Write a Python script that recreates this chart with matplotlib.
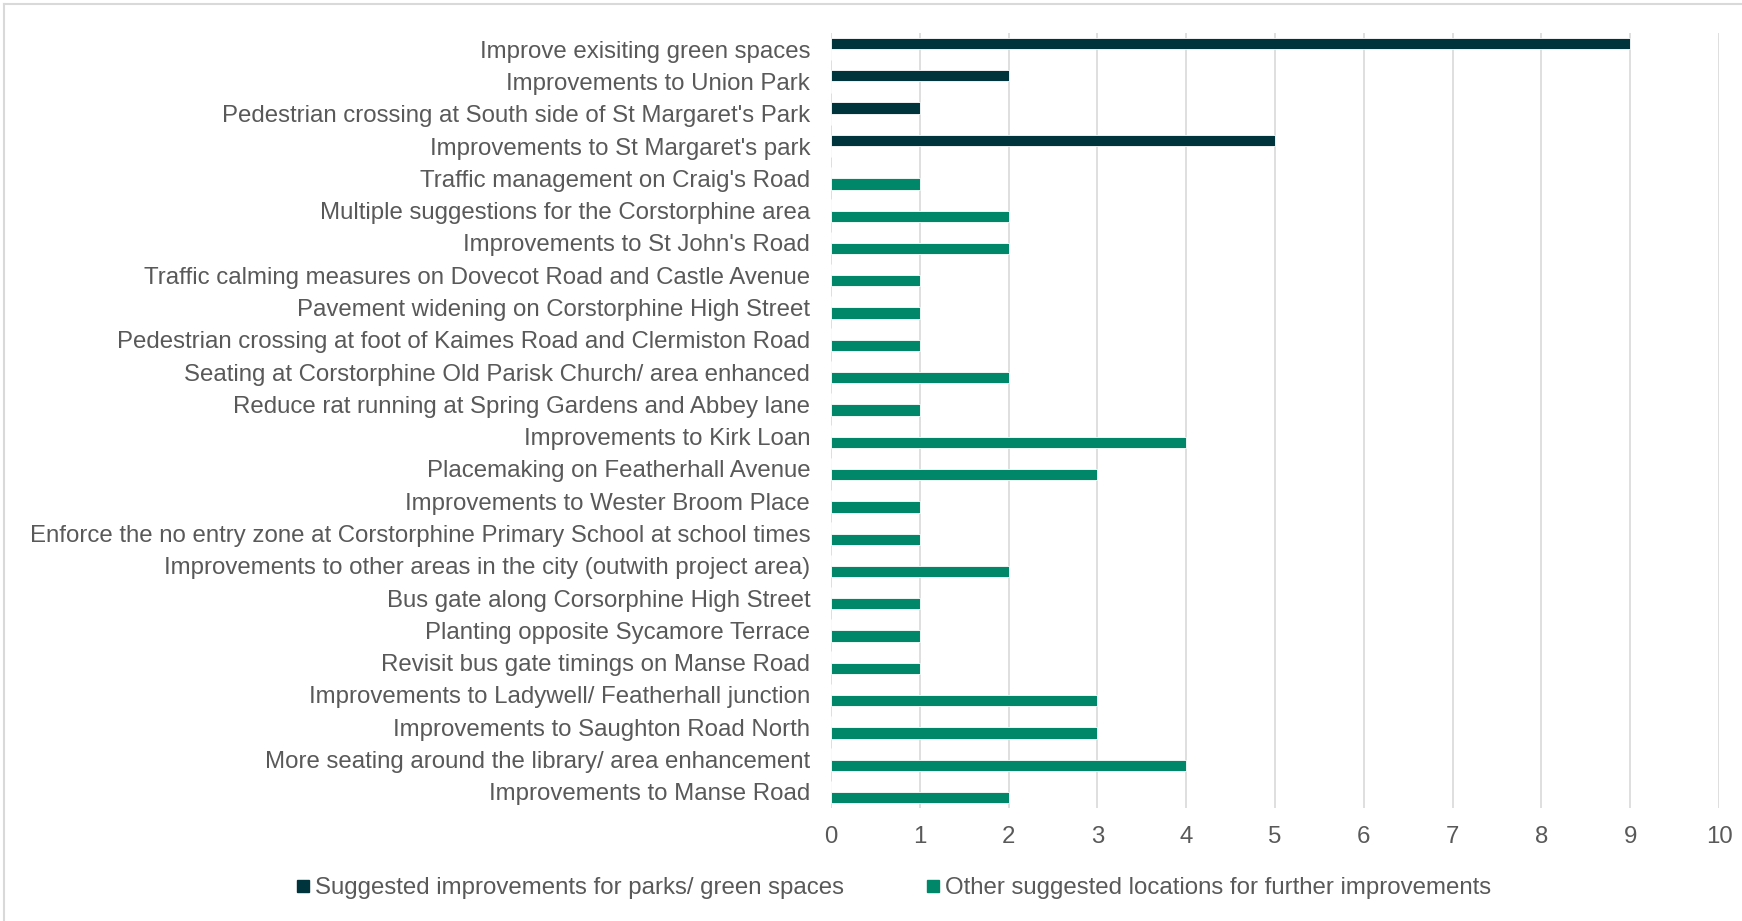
import matplotlib
matplotlib.use("Agg")
import matplotlib.pyplot as plt
from matplotlib.lines import Line2D
import numpy as np

plt.rcParams['font.family'] = ['Liberation Sans', 'DejaVu Sans']

categories = [
    "Improve exisiting green spaces",
    "Improvements to Union Park",
    "Pedestrian crossing at South side of St Margaret's Park",
    "Improvements to St Margaret's park",
    "Traffic management on Craig's Road",
    "Multiple suggestions for the Corstorphine area",
    "Improvements to St John's Road",
    "Traffic calming measures on Dovecot Road and Castle Avenue",
    "Pavement widening on Corstorphine High Street",
    "Pedestrian crossing at foot of Kaimes Road and Clermiston Road",
    "Seating at Corstorphine Old Parisk Church/ area enhanced",
    "Reduce rat running at Spring Gardens and Abbey lane",
    "Improvements to Kirk Loan",
    "Placemaking on Featherhall Avenue",
    "Improvements to Wester Broom Place",
    "Enforce the no entry zone at Corstorphine Primary School at school times",
    "Improvements to other areas in the city (outwith project area)",
    "Bus gate along Corsorphine High Street",
    "Planting opposite Sycamore Terrace",
    "Revisit bus gate timings on Manse Road",
    "Improvements to Ladywell/ Featherhall junction",
    "Improvements to Saughton Road North",
    "More seating around the library/ area enhancement",
    "Improvements to Manse Road",
]
parks = [9, 2, 1, 5, 0, 0, 0, 0, 0, 0, 0, 0, 0, 0, 0, 0, 0, 0, 0, 0, 0, 0, 0, 0]
other = [0, 0, 0, 0, 1, 2, 2, 1, 1, 1, 2, 1, 4, 3, 1, 1, 2, 1, 1, 1, 3, 3, 4, 2]
series_names = ["Suggested improvements for parks/ green spaces",
                "Other suggested locations for further improvements"]
xticks = list(range(0, 11))

dark = "#00343D"
green = "#00876A"
text_col = "#595959"
grid_col = "#D9D9D9"
fs = 17.3

W, H = 1742, 921
fig = plt.figure(figsize=(W / 100, H / 100), dpi=100)
ax = fig.add_axes([831 / W, 1 - 808 / H, (1719 - 831) / W, (808 - 33) / H])

n = len(categories)
y = np.arange(n)
bh = 0.35
ax.barh(y - bh / 2, parks, height=bh, color=dark, edgecolor="white", linewidth=0.6, zorder=3)
ax.barh(y + bh / 2, other, height=bh, color=green, edgecolor="white", linewidth=0.6, zorder=3)

ax.set_ylim(n - 0.5, -0.5)
ax.set_xlim(0, 10)
ax.set_yticks(y)
ax.set_yticklabels(categories)
ax.set_xticks(xticks)
ax.set_xticklabels([str(v) for v in xticks])
ax.tick_params(axis='y', length=0, pad=15, labelsize=fs, labelcolor=text_col)
ax.tick_params(axis='x', length=0, pad=13, labelsize=fs, labelcolor=text_col)
for s in ax.spines.values():
    s.set_visible(False)
ax.grid(axis='x', color=grid_col, linewidth=1.2, zorder=0)
ax.set_axisbelow(True)

handles = [Line2D([0], [0], marker='s', linestyle='none', markersize=9, color=dark),
           Line2D([0], [0], marker='s', linestyle='none', markersize=9, color=green)]
fig.legend(handles, series_names, loc='center', bbox_to_anchor=(0.513, 1 - 888 / H),
           ncol=2, frameon=False, fontsize=fs, labelcolor=text_col,
           handlelength=0.6, handletextpad=0.2, columnspacing=3.4)

# outer border
fig.add_artist(Line2D([4 / W, 1], [1 - 4 / H, 1 - 4 / H], transform=fig.transFigure, color=grid_col, lw=1.5))
fig.add_artist(Line2D([4 / W, 4 / W], [0, 1 - 4 / H], transform=fig.transFigure, color=grid_col, lw=1.5))

fig.savefig("out.png", dpi=100, facecolor="white")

> [WHAT NEEDS TO BE DONE]: Repeat the listing above exactly from its first line to the line containing "plt.rcParams['font.family'] = ['Liberation", both included, and omit the pictures.

> [RESULT BELOW]:
Write a Python script that recreates this chart with matplotlib.
import matplotlib
matplotlib.use("Agg")
import matplotlib.pyplot as plt
from matplotlib.lines import Line2D
import numpy as np

plt.rcParams['font.family'] = ['Liberation Sans', 'DejaVu Sans']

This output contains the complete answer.